For query parameter values, you'll want quote_plus() instead, which produces more compact URLs by using + for spaces.
quote_plus() - Query Value Encoding
When building query strings manually, quote_plus() follows the application/x-www-form-urlencoded format used by HTML forms. This format uses + for spaces, resulting in shorter, more readable URLs than %20.
from urllib.parse import quote_plus
# Spaces become + (form encoding)
quote_plus('hello world') # 'hello+world'
quote_plus('Tom & Jerry') # 'Tom+%26+Jerry'
# Building a query parameter manually
query = f"?q={quote_plus('search term')}&page=1"
# '?q=search+term&page=1'While quote_plus() works for individual values, building query strings this way is tedious and error-prone. You need to remember to encode each value and properly join them with &. The urlencode() function handles all of this automatically.
urlencode() - Query String Building
For building complete query strings, urlencode() is Python's most convenient option.

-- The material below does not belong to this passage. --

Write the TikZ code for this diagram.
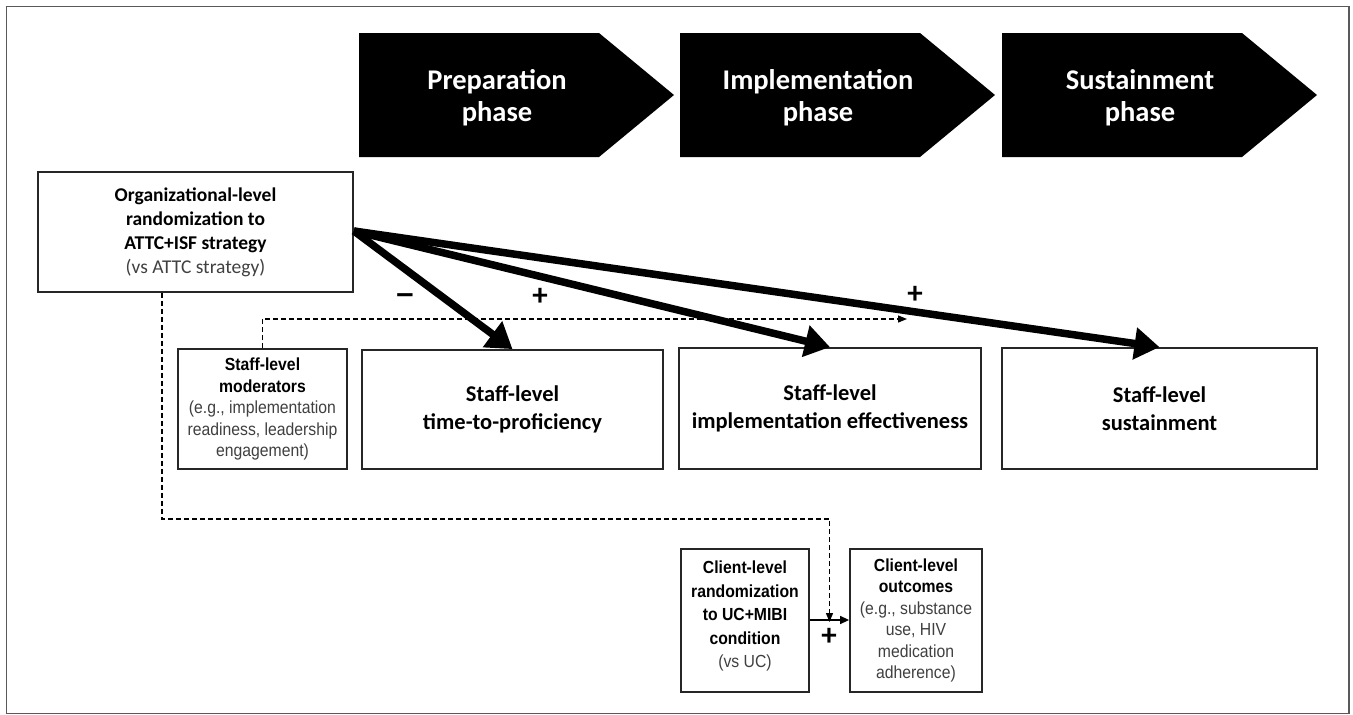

It accepts dictionaries or lists of tuples, automatically encodes all values, and joins them with &. This is equivalent to JavaScript's URLSearchParams.
from urllib.parse import urlencode
# From dictionary
params = {
'q': 'hello world',
'page': 1,
'sort': 'date'
}
urlencode(params)
# 'q=hello+world&page=1&sort=date'
# Multiple values for same key
params = [('tag', 'python'), ('tag', 'url'), ('page', '1')]
urlencode(params)
# 'tag=python&tag=url&page=1'
# Nested structures (doseq=True)
params = {'tags': ['a', 'b', 'c']}
urlencode(params, doseq=True)
# 'tags=a&tags=b&tags=c'When you need multiple values for the same key (common for filters and multi-select forms), pass a list of tuples instead of a dictionary. For dictionary values that are lists, the doseq=True parameter expands them into separate key-value pairs. This is often what you want for arrays in query strings.

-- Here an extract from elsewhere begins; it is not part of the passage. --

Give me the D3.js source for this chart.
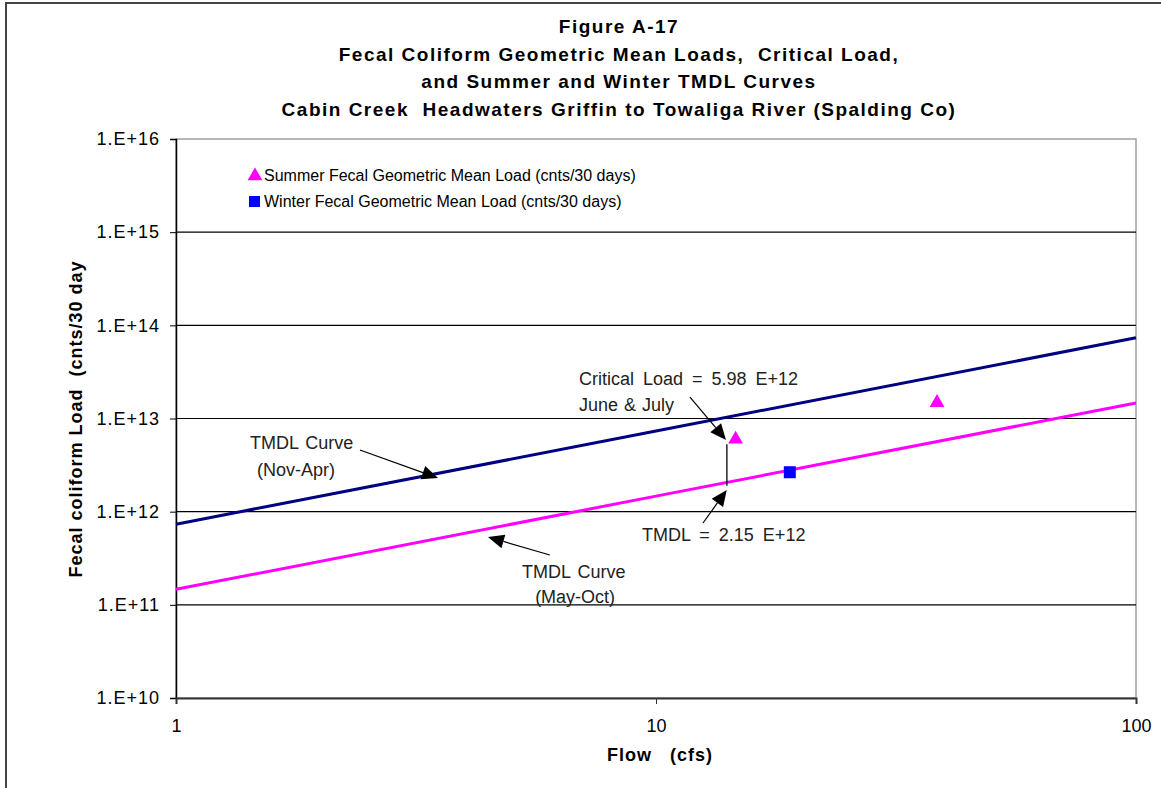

Understanding decoding is just as important as encoding, especially when processing URLs from external sources.
Decoding
Python provides matching decode functions for each encoding function. Use unquote() for path-encoded strings and unquote_plus() for query strings where + represents spaces. For parsing complete query strings into dictionaries, parse_qs() handles everything automatically.
from urllib.parse import unquote, unquote_plus, parse_qs
# Decode %XX sequences
unquote('hello%20world') # 'hello world'
unquote('caf%C3%A9') # 'café'
# Decode + as space
unquote_plus('hello+world') # 'hello world'
# Parse query string to dict
parse_qs('q=hello&page=1&tag=a&tag=b')
# {'q': ['hello'], 'page': ['1'], 'tag': ['a', 'b']}Notice that parse_qs() returns lists for all values, even when there's only one. This handles the case where a key appears multiple times (like tag above). If you know each key appears once, access the first element: params['q'][0].
Let's put all these functions together in a real-world example that builds a complete API URL.
Complete Example
Building URLs properly requires using the right encoding function for each part. This example demonstrates encoding a path segment (with quote()) separately from query parameters (with urlencode()), then combining them correctly.
from urllib.parse import urljoin, urlencode, quote
# Build a complete URL
base = 'https://api.example.com'
path = '/search/' + quote('Tom & Jerry', safe='')
params = urlencode({
'category': 'cartoons',
'year': 2024
})
url = f"{base}{path}?{params}"
# 'https://api.example.com/search/Tom%20%26%20Jerry?category=cartoons&year=2024'
# Or use urllib.parse.urljoin
from urllib.parse import urlunparse
url = urlunparse(('https', 'api.example.com', path, '', params, ''))The key insight here is safe='' in the quote() call. Without it, the ampersand in "Tom & Jerry" would remain unencoded (since & is technically valid in paths), but that would break many servers. Setting safe='' ensures everything gets encoded. The urlunparse() function provides a more structured alternative when you need to build URLs from components.